How Small Businesses Can Manage Risk and Prevent Loss
There are simple, actionable ways small business owners can manage risk and prevent loss. Here's what you need to know.
According to The Hartford’s analysis of small business claims, “4 out of 10 small business owners are likely to experience a property or general liability claim in the next 10 years.” Dealing with property and general liability claims can result in needless lost time, great expense, and extreme frustration. In this case, the adage “an ounce of prevention is worth a pound of cure” holds true. Fortunately, there are simple, actionable ways small business owners can manage risk and prevent loss. Here’s what you need to know.
Key Property and General Liability Claim Statistics
According to The Hartford, common property and general liability claims for small business fall under the following categories:
- Burglary or Theft (20%)
- Damage from Wind or Hail (15%)
- Damage from Water or Freezing (10%)
- Fire Damage (10%)
- Customer Slip and Fall (10%)
The costs of these property and general liability claims can add up quickly. According to the Hartford, the average claim is:
- Reputational Harm ($50,000)
- Vehicle Accident ($45,000)
- Fire Damage ($35,000)
- Product Liability ($35,000)
- Customer Injury or Damage ($30,000)
The numbers are pretty clear – taking smart risk prevention and loss management steps can save small business owners substantial amounts of money, not to mention lost time and headaches dealing with claims.

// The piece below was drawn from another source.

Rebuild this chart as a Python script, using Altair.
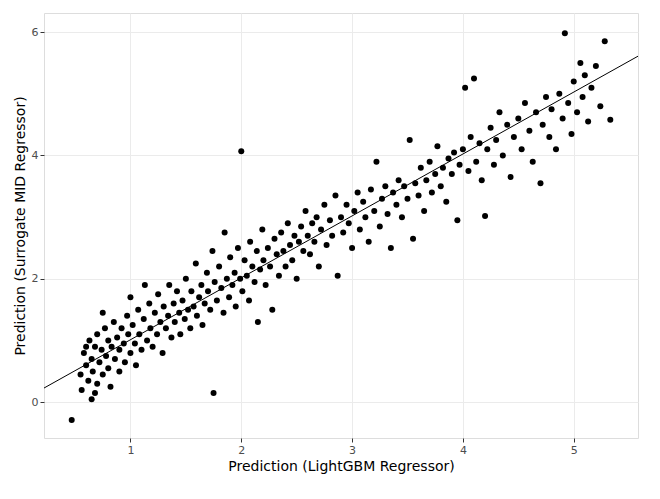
import altair as alt
import pandas as pd

pred_lgbm = [
    0.55, 0.56, 0.58, 0.6, 0.62, 0.63, 0.65, 0.66, 0.68, 0.7, 0.7, 0.72, 0.74, 0.75, 0.77, 0.78, 0.8, 0.8, 0.82, 0.83,
    0.85, 0.86, 0.88, 0.9, 0.9, 0.92, 0.94, 0.95, 0.97, 0.98, 1.0, 1.0, 1.02, 1.04, 1.05, 1.07, 1.08, 1.1, 1.12, 1.13,
    1.15, 1.17, 1.18, 1.2, 1.22, 1.24, 1.25, 1.27, 1.29, 1.3, 1.32, 1.34, 1.35, 1.37, 1.39, 1.4, 1.42, 1.44, 1.45, 1.47,
    1.49, 1.5, 1.52, 1.54, 1.55, 1.57, 1.59, 1.6, 1.62, 1.64, 1.65, 1.67, 1.69, 1.7, 1.72, 1.74, 1.75, 1.76, 1.78, 1.8,
    1.82, 1.84, 1.85, 1.87, 1.89, 1.9, 1.92, 1.94, 1.95, 1.97, 1.99, 2.0, 2.01, 2.03, 2.05, 2.07, 2.08, 2.1, 2.12, 2.14,
    2.15, 2.17, 2.19, 2.2, 2.22, 2.24, 2.26, 2.28, 2.3, 2.32, 2.34, 2.36, 2.38, 2.4, 2.42, 2.44, 2.46, 2.48, 2.5, 2.52,
    2.54, 2.56, 2.58, 2.6, 2.62, 2.64, 2.66, 2.68, 2.7, 2.72, 2.75, 2.77, 2.8, 2.82, 2.85, 2.87, 2.9, 2.92, 2.95, 2.97,
    3.0, 3.02, 3.05, 3.07, 3.1, 3.12, 3.15, 3.17, 3.2, 3.22, 3.25, 3.27, 3.3, 3.32, 3.35, 3.37, 3.4, 3.42, 3.45, 3.47,
    3.5, 3.52, 3.55, 3.57, 3.6, 3.62, 3.65, 3.67, 3.7, 3.72, 3.75, 3.77, 3.8, 3.82, 3.85, 3.87, 3.9, 3.92, 3.95, 3.97,
    4.0, 4.02, 4.05, 4.07, 4.1, 4.12, 4.15, 4.17, 4.2, 4.22, 4.25, 4.28, 4.3, 4.33, 4.36, 4.4, 4.43, 4.46, 4.5, 4.53,
    4.56, 4.6, 4.63, 4.66, 4.7, 4.72, 4.75, 4.78, 4.8, 4.84, 4.87, 4.9, 4.92, 4.95, 4.98, 5.0, 5.03, 5.06, 5.08, 5.1,
    5.13, 5.16, 5.2, 5.24, 5.28, 5.33, 0.47, 0.65, 0.6, 0.68, 0.75,
]
pred_mid = [
    0.45, 0.2, 0.8, 0.6, 0.35, 1.0, 0.7, 0.5, 0.9, 0.3, 1.1, 0.65, 0.85, 0.45, 1.2, 0.75, 0.55, 1.0, 0.25, 0.9,
    1.3, 0.7, 1.05, 0.5, 0.85, 1.2, 0.95, 0.65, 1.4, 1.1, 0.8, 1.7, 1.25, 0.95, 0.6, 1.5, 1.1, 0.85, 1.35, 1.9,
    1.0, 1.6, 1.2, 0.9, 1.45, 1.1, 1.75, 1.3, 0.8, 1.55, 1.2, 1.4, 1.9, 1.05, 1.6, 1.3, 1.8, 1.45, 1.1, 1.65,
    1.35, 2.0, 1.5, 1.2, 1.8, 1.55, 2.25, 1.4, 1.7, 1.9, 1.25, 1.6, 2.1, 1.8, 1.5, 2.45, 0.15, 1.95, 1.65, 2.2,
    1.85, 1.45, 2.75, 2.0, 1.7, 2.35, 1.9, 2.1, 1.55, 2.5, 2.0, 4.07, 1.8, 2.3, 2.05, 1.65, 2.6, 2.2, 1.95, 2.45,
    1.3, 2.15, 2.8, 2.3, 1.9, 2.5, 2.2, 1.5, 2.65, 2.4, 2.05, 2.75, 2.45, 2.2, 2.9, 2.55, 2.3, 2.7, 2.0, 2.6,
    2.85, 2.45, 3.1, 2.7, 2.4, 2.9, 2.6, 3.0, 2.2, 2.8, 3.2, 2.55, 2.95, 2.7, 3.35, 2.05, 3.0, 2.75, 3.2, 2.9,
    2.5, 3.1, 3.4, 2.8, 3.25, 3.0, 2.6, 3.45, 3.1, 3.9, 2.85, 3.3, 3.5, 3.05, 2.5, 3.4, 3.2, 3.6, 3.0, 3.5,
    3.3, 4.25, 2.65, 3.55, 3.35, 3.8, 3.1, 3.6, 3.9, 3.4, 3.7, 4.15, 3.5, 3.8, 3.25, 3.95, 3.7, 4.05, 2.95, 3.85,
    4.1, 5.1, 3.75, 4.3, 5.25, 3.9, 4.2, 3.6, 3.02, 4.1, 4.45, 3.85, 4.25, 4.7, 4.0, 4.5, 3.65, 4.3, 4.6, 4.1,
    4.85, 4.4, 3.9, 4.7, 3.55, 4.5, 4.95, 4.3, 4.75, 4.1, 5.0, 4.6, 5.98, 4.85, 4.35, 5.2, 4.7, 5.5, 4.95, 5.3,
    4.55, 5.1, 5.45, 4.8, 5.85, 4.58, -0.29, 0.05, 0.9, 0.15, 1.45,
]

x_lim = [0.22, 5.58]
y_lim = [-0.58, 6.31]
fit_x = [0.22, 5.58]
fit_y = [0.23, 5.61]

df = pd.DataFrame({"lgbm": pred_lgbm, "mid": pred_mid})
line_df = pd.DataFrame({"lgbm": fit_x, "mid": fit_y})

xs = alt.Scale(domain=x_lim, nice=False, zero=False)
ys = alt.Scale(domain=y_lim, nice=False, zero=False)
ax = dict(grid=True, gridColor="#ebebeb", domain=False, tickColor="#333333", tickSize=4,
          labelColor="#4d4d4d", labelFontSize=11, titleFontSize=14, titleFontWeight="normal",
          titleColor="black", format="d")

points = alt.Chart(df).mark_circle(size=36, color="black", opacity=1).encode(
    x=alt.X("lgbm:Q", scale=xs, title="Prediction (LightGBM Regressor)",
            axis=alt.Axis(values=[1, 2, 3, 4, 5], **ax)),
    y=alt.Y("mid:Q", scale=ys, title="Prediction (Surrogate MID Regressor)",
            axis=alt.Axis(values=[0, 2, 4, 6], **ax)),
)
line = alt.Chart(line_df).mark_line(color="black", strokeWidth=1, clip=True).encode(
    x=alt.X("lgbm:Q", scale=xs), y=alt.Y("mid:Q", scale=ys)
)

chart = (line + points).properties(width=594, height=425).configure_view(
    stroke="#333333", strokeWidth=1
).configure(font="DejaVu Sans")
chart.save("out.html", embed_options={"renderer": "svg", "actions": False})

Preventing Burglary and Theft
As a small business owner, one of the most common risks your business faces is the loss of money and property due to theft or burglary. The Hartford reports that 20% of small business claims involve burglary or theft. The Hartford advises that small business owners take a few simple steps to manage risk and prevent loss from burglary or theft.
The first step is to conduct employee background checks. The advent of modern technology has made background checks simple and low-cost. By conducting preliminary background checks of potential employees, you avoid hiring candidates who have red flags in their history.
The second step is to have adequate devices installed to protect and monitor your business property. Spending a few bucks up front for a security system not only helps you catch any crooks that do make their way in, but also serves as a deterrent.
Protect Your Reputation
The costliest potential claim for small businesses is due to reputational harm. The Hartford reports that the average cost of a reputational harm claim is $50,000.
Experts advise that there are two simple ways to prevent a reputational claim:
- The first is to avoid criticizing a competitor, either publicly or to customers. This may open you up to an unwanted claim of harm.
- The second is to be aware of intellectual property infringement issues. Be sure to have permission to post other businesses’ photos or content on your website, business materials, press materials, etc. According to copyright law, photos and images aren’t the only items protected by copyright. Copyright can also protect original works of music, writing, creative art, films, computer software, architecture, or websites.
Failure to obtain the proper consent and unauthorized use of any of these items can open your business up to a copyright infringement claim, and potentially expensive litigation. The Hartford reports that 35% of all general liability claims end in a lawsuit. The cost of small business litigation can quickly add up; that lawsuit may increase the average claim to more than $75,000 in order to defend and settle.
Intellectual property laws are complex. To learn more about intellectual property, copyrights, and small business, visit Accion’s Business Resource, Definition of Intellectual Property. When in doubt, consult with an intellectual property lawyer before using another’s potentially copyrighted material.
Educate Yourself About Other Potential Risks
Part of running your small business is sheltering that business from harm and liability. Theft and reputational harm are not the only potential risks small businesses face. They’re the most common and most expensive, but you’ll need to carefully consider your business’s needs and risks to make sure you’re minimizing your risk. You may need to consider premises or product liability, for example. To get started, check out The Hartford’s Business Insurance for Start-Ups.
Better Safe Than Sorry
No small business owner is immune from potential risks and loss. But there are a lot of simple steps you can take to help manage those risks and prevent as much loss as possible. Start with common sense – keep your premises up, put up a security system, and put safety first. And whenever you’re in doubt, contact an attorney, insurance specialist, or other professional to make sure you have the protection you need.